The Continental Congress adopted the British form of the rule in 1778, permitting the question to be raised by at least two Members who judged the subject or circumstances to be "improper" for debate or decision, and therefore "that the main question be not now put."

When the first House of Representatives adopted its rule for the previous question in 1789, it reversed the Continental Congress' rule by dropping the word "not." So the question became: "Shall the main question be now put?" Because of considerable confusion and mixed rulings and appeals, it wasn't until 1811 that the matter was finally settled that there could be no further debate on the main question after the previous question was adopted. (The Senate eliminated the previous question motion in 1806, thereby paving the way for the filibuster.)

Today big fights over the previous question occur mainly on special rule resolutions that provide for consideration, debate and amendment of major bills. If the Rules Committee reports a restrictive special rule that either limits or denies floor amendments, the minority often will urge defeat of the previous question since that is the only way to change the special rule.

The May 10 rule mentioned above, for instance, was actually three closed (no amendment) rules rolled into one resolution. It covered the Iraq-Afghanistan-Hurricane Katrina supplemental appropriations bill, the agriculture disaster supplemental, and a bill by Rules member Jim McGovern (D-Mass.) requiring the total withdrawal of U.S. troops from Iraq within nine months. (The latter ploy was a shrewd move by the majority leadership to keep the Out of Iraq Caucus on board for the Iraq supplemental vote.)

At the end of one hour of debate on a special rule, the majority manager for the Rules Committee (Slaughter in the example above) moves the previous question. If adopted, the House immediately votes on adopting the rule. If it is defeated, however, the leading opponent of the previous question, usually the minority manager of the rule for the Rules Committee, is recognized for an additional hour and may amend the rule to permit the offering of additional specified amendments to the bill or propose a completely open amendment process. Previous question votes almost always are along party lines.
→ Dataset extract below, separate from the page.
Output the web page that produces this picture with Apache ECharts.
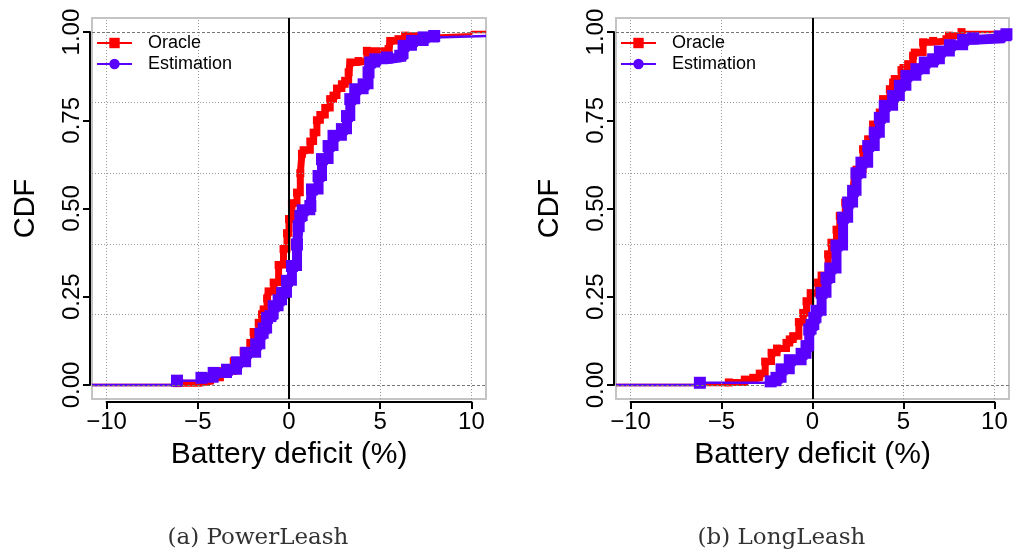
<!DOCTYPE html>
<html>
<head>
<meta charset="utf-8">
<script src="https://cdn.jsdelivr.net/npm/echarts@6/dist/echarts.min.js"></script>
<style>
  html, body { margin: 0; padding: 0; background: #fff; }
  #chart { width: 1013px; height: 555px; }
</style>
</head>
<body>
<div id="chart"></div>
<script>
// axis ranges (R default 4% padding around -10..10 and 0..1)
const xRange = [-10.8, 10.8];
const yRange = [-0.04, 1.04];
const xTickValues = [-10, -5, 0, 5, 10];
const yTickValues = [0, 0.25, 0.5, 0.75, 1];
const yGridValues = [0, 0.2, 0.4, 0.6, 0.8, 1];
const panelCaptions = ['(a) PowerLeash', '(b) LongLeash'];
const seriesNames = ['Oracle', 'Estimation'];

// (a) PowerLeash - Oracle
const powerOracleX = [-6.14, -4.86, -4.3, -3.76, -3.03, -2.49, -2.12, -1.94, -1.66, -1.48, -1.39, -1.2, -1.12, -0.84, -0.57, -0.3, -0.11, 0.0, 0.16, 0.44, 0.62, 0.71, 0.8, 1.17, 1.35, 1.53, 1.72, 1.99, 2.26, 2.44, 2.63, 2.9, 3.08, 3.27, 3.36, 3.81, 4.27, 5.46, 5.55, 6.0, 6.37, 7.92, 10.0];
const powerOracleY = [0.005, 0.01, 0.02, 0.039, 0.067, 0.095, 0.119, 0.15, 0.176, 0.2, 0.214, 0.245, 0.265, 0.29, 0.34, 0.385, 0.43, 0.47, 0.515, 0.545, 0.6, 0.655, 0.665, 0.69, 0.715, 0.75, 0.765, 0.785, 0.81, 0.82, 0.84, 0.852, 0.862, 0.886, 0.914, 0.918, 0.947, 0.952, 0.975, 0.98, 0.99, 0.994, 1.0];

// (a) PowerLeash - Estimation
const powerEstX = [-6.14, -4.8, -4.13, -3.4, -2.85, -2.35, -1.8, -1.57, -1.39, -1.2, -1.02, -0.84, -0.57, -0.38, -0.11, 0.16, 0.44, 0.53, 0.62, 0.75, 1.17, 1.26, 1.62, 1.81, 2.17, 2.44, 2.9, 3.18, 3.36, 3.63, 4.09, 4.36, 4.45, 4.73, 5.37, 6.1, 6.28, 6.74, 7.38, 7.96];
const powerEstY = [0.012, 0.02, 0.034, 0.043, 0.064, 0.091, 0.115, 0.145, 0.16, 0.19, 0.195, 0.223, 0.24, 0.261, 0.295, 0.337, 0.398, 0.45, 0.479, 0.495, 0.507, 0.554, 0.592, 0.64, 0.677, 0.706, 0.725, 0.762, 0.81, 0.838, 0.852, 0.886, 0.914, 0.923, 0.928, 0.933, 0.961, 0.975, 0.985, 0.989];

// (b) LongLeash - Oracle
const longOracleX = [-4.6, -3.72, -3.26, -2.9, -2.6, -2.25, -1.95, -1.43, -1.25, -1.06, -0.75, -0.51, -0.33, -0.1, 0.31, 0.5, 0.86, 1.04, 1.32, 1.5, 1.8, 2.23, 2.32, 2.42, 2.78, 3.06, 3.33, 3.7, 3.88, 4.25, 4.43, 4.52, 4.89, 5.0, 5.26, 5.53, 5.62, 6.08, 6.63, 7.36, 7.5, 8.19];
const longOracleY = [0.007, 0.015, 0.02, 0.032, 0.066, 0.091, 0.103, 0.119, 0.129, 0.138, 0.178, 0.204, 0.237, 0.26, 0.29, 0.31, 0.37, 0.403, 0.44, 0.479, 0.517, 0.554, 0.6, 0.61, 0.668, 0.696, 0.738, 0.772, 0.81, 0.838, 0.857, 0.867, 0.892, 0.898, 0.909, 0.933, 0.942, 0.971, 0.975, 0.98, 0.99, 1.0];

// (b) LongLeash - Estimation
const longEstX = [-6.19, -2.3, -1.98, -1.7, -1.25, -0.6, -0.33, -0.18, -0.05, 0.1, 0.22, 0.5, 0.77, 0.98, 1.32, 1.68, 1.96, 2.23, 2.42, 2.69, 3.06, 3.42, 3.7, 3.97, 4.43, 4.8, 5.16, 5.71, 6.17, 6.63, 7.0, 7.55, 8.28, 8.83, 10.29, 10.66];
const longEstY = [0.006, 0.01, 0.02, 0.044, 0.07, 0.088, 0.11, 0.157, 0.17, 0.19, 0.21, 0.261, 0.303, 0.33, 0.395, 0.474, 0.517, 0.55, 0.6, 0.63, 0.677, 0.715, 0.757, 0.791, 0.819, 0.848, 0.876, 0.895, 0.914, 0.923, 0.945, 0.963, 0.978, 0.982, 0.988, 0.994];

const chart = echarts.init(document.getElementById('chart'));
const font = '"Liberation Sans", Arial, Helvetica, sans-serif';
const red = '#ff0000';
const purple = '#5a00ff';

// plot boxes (gray frame) of the two panels
const boxes = [
    { left: 92, top: 18, width: 394, height: 381 },
    { left: 616, top: 18, width: 393, height: 381 }
];

// curves: lead/trail = points outside the thick band
const panels = [
    [
        { x: powerOracleX, y: powerOracleY, color: red, lead: 0, trail: 1, width: 7, size: 8 },
        { x: powerEstX, y: powerEstY, color: purple, lead: 1, trail: 0, width: 10, size: 12 }
    ],
    [
        { x: longOracleX, y: longOracleY, color: red, lead: 0, trail: 0, width: 7, size: 8 },
        { x: longEstX, y: longEstY, color: purple, lead: 1, trail: 0, width: 10, size: 12 }
    ]
];

// grid that spans exactly the tick range, for R-style axis lines
function tickGrid(b) {
    const sx = b.width / (xRange[1] - xRange[0]);
    const sy = b.height / (yRange[1] - yRange[0]);
    const x0 = xTickValues[0], x1 = xTickValues[xTickValues.length - 1];
    const y0 = yTickValues[0], y1 = yTickValues[yTickValues.length - 1];
    return {
        left: b.left + (x0 - xRange[0]) * sx,
        width: (x1 - x0) * sx,
        top: b.top + (yRange[1] - y1) * sy,
        height: (y1 - y0) * sy
    };
}

const grids = [], xAxes = [], yAxes = [], series = [], legends = [], titles = [];

boxes.forEach((b, p) => {
    const tg = tickGrid(b);
    const box = 2 * p, tick = 2 * p + 1;
    grids.push({ left: b.left, top: b.top, width: b.width, height: b.height, show: true,
        borderColor: '#c4c4c4', borderWidth: 2, backgroundColor: 'transparent' });
    grids.push({ left: tg.left, top: tg.top, width: tg.width, height: tg.height });

    xAxes.push({ gridIndex: box, type: 'value', min: xRange[0], max: xRange[1], show: false });
    yAxes.push({ gridIndex: box, type: 'value', min: yRange[0], max: yRange[1], show: false });

    xAxes.push({
        gridIndex: tick, type: 'value', min: xTickValues[0], max: xTickValues[xTickValues.length - 1],
        interval: 5, position: 'bottom', offset: (b.top + b.height) - (tg.top + tg.height) + 3,
        axisLine: { show: true, onZero: false, lineStyle: { color: '#000', width: 2 } },
        axisTick: { show: true, length: 7, lineStyle: { color: '#000', width: 2 } },
        axisLabel: { fontSize: 24, color: '#000', margin: 8, fontFamily: font,
            formatter: v => String(v).replace('-', '\u2212') },
        splitLine: { show: false },
        name: 'Battery deficit (%)', nameLocation: 'middle', nameGap: 38,
        nameTextStyle: { fontSize: 30, color: '#000', fontFamily: font }
    });
    yAxes.push({
        gridIndex: tick, type: 'value', min: 0, max: 1, interval: 0.25, position: 'left',
        offset: tg.left - (b.left - 2),
        axisLine: { show: true, onZero: false, lineStyle: { color: '#000', width: 2 } },
        axisTick: { show: true, length: 7, lineStyle: { color: '#000', width: 2 } },
        axisLabel: { fontSize: 24, color: '#000', margin: 6, rotate: 90, fontFamily: font,
            formatter: v => v.toFixed(2) },
        splitLine: { show: false },
        name: 'CDF', nameLocation: 'middle', nameGap: 50, nameRotate: 90,
        nameTextStyle: { fontSize: 29, color: '#000', fontFamily: font }
    });

    // gridlines
    const gridLineData = [];
    xTickValues.forEach(v => gridLineData.push({ xAxis: v }));
    yGridValues.forEach(v => {
        const edge = v === 0 || v === 1;
        gridLineData.push({ yAxis: v, lineStyle: edge ? { color: '#777', type: [3, 2] } : {} });
    });
    series.push({
        type: 'line', xAxisIndex: box, yAxisIndex: box, data: [], z: 1, silent: true,
        markLine: { silent: true, symbol: 'none', label: { show: false }, animation: false,
            lineStyle: { color: '#9a9a9a', type: [1, 2], width: 1 }, data: gridLineData }
    });

    panels[p].forEach((c, k) => {
        const pts = c.x.map((v, i) => [v, c.y[i]]);
        const n = pts.length;
        const thin = [[xRange[0], 0]].concat(pts, [[xRange[1], c.y[n - 1]]]);
        series.push({
            name: seriesNames[k], type: 'line', xAxisIndex: box, yAxisIndex: box, step: 'end',
            symbol: k === 0 ? 'rect' : 'circle', showSymbol: true, z: 2 + 2 * k,
            data: thin.map((d, i) => ({
                value: d,
                symbol: (i >= 1 && i <= c.lead) ? 'rect' : 'none',
                symbolSize: c.size
            })),
            lineStyle: { color: c.color, width: 2.5 },
            itemStyle: { color: c.color },
            emphasis: { disabled: true }
        });
        series.push({
            name: seriesNames[k], type: 'line', xAxisIndex: box, yAxisIndex: box, step: 'end',
            symbol: 'rect', symbolSize: c.size, showSymbol: true, showAllSymbol: true, z: 3 + 2 * k,
            data: pts.slice(c.lead, n - c.trail),
            lineStyle: { color: c.color, width: c.width, join: 'miter' },
            itemStyle: { color: c.color },
            emphasis: { disabled: true }
        });
    });

    // vertical line at zero
    series.push({
        type: 'line', xAxisIndex: box, yAxisIndex: box, data: [], z: 10, silent: true,
        markLine: { silent: true, symbol: 'none', label: { show: false }, animation: false,
            lineStyle: { color: '#000', type: 'solid', width: 2 }, data: [{ xAxis: 0 }] }
    });

    legends.push({
        left: b.left - 1, top: 29, orient: 'vertical', itemWidth: 35, itemHeight: 13, itemGap: 3,
        data: seriesNames, selectedMode: false,
        textStyle: { fontSize: 18, color: '#000', fontFamily: font, padding: [0, 0, 0, 11] }
    });
    titles.push({
        text: panelCaptions[p], left: b.left + b.width / 2 - 36, top: 522,
        textAlign: 'center',
        textStyle: { fontSize: 23, fontWeight: 'normal', color: '#333', fontFamily: '"DejaVu Serif", serif' }
    });
});

chart.setOption({
    animation: false,
    title: titles,
    legend: legends,
    grid: grids,
    xAxis: xAxes,
    yAxis: yAxes,
    series: series
});
</script>
</body>
</html>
The previous question for the Iraq supplemental rule was adopted, 222-202, with only three Democrats and no Republicans breaking ranks.

The debates on special rules allow the minority to highlight just how unfair the majority is in shutting out important minority amendments and denying Members and their constituents their full representational rights. It also gives the minority a chance to point out flawed policy provisions in majority bills that cannot be remedied without minority fixes, which unfortunately have been denied.

Today's House Democrats have not lived up to their campaign promises to be more fair and open on amendments than their Republican predecessors. So far, only 17 percent of all rules have been open (compared with 19 percent under the previous Republican majority), while 43 percent of the rules have completely shut out all amendments (compared with 32 percent under the GOP). Consequently there are just as many previous question fights on special rules today as under the previous Republican majority. And the Democrats are just as successful in turning back Republican attempts to defeat the previous question.

The majority rules and the minority fights. Some things don't change.

Don Wolfensberger is director of the Congress Project at the Woodrow Wilson International Center for Scholars and former staff director of the House Rules Committee.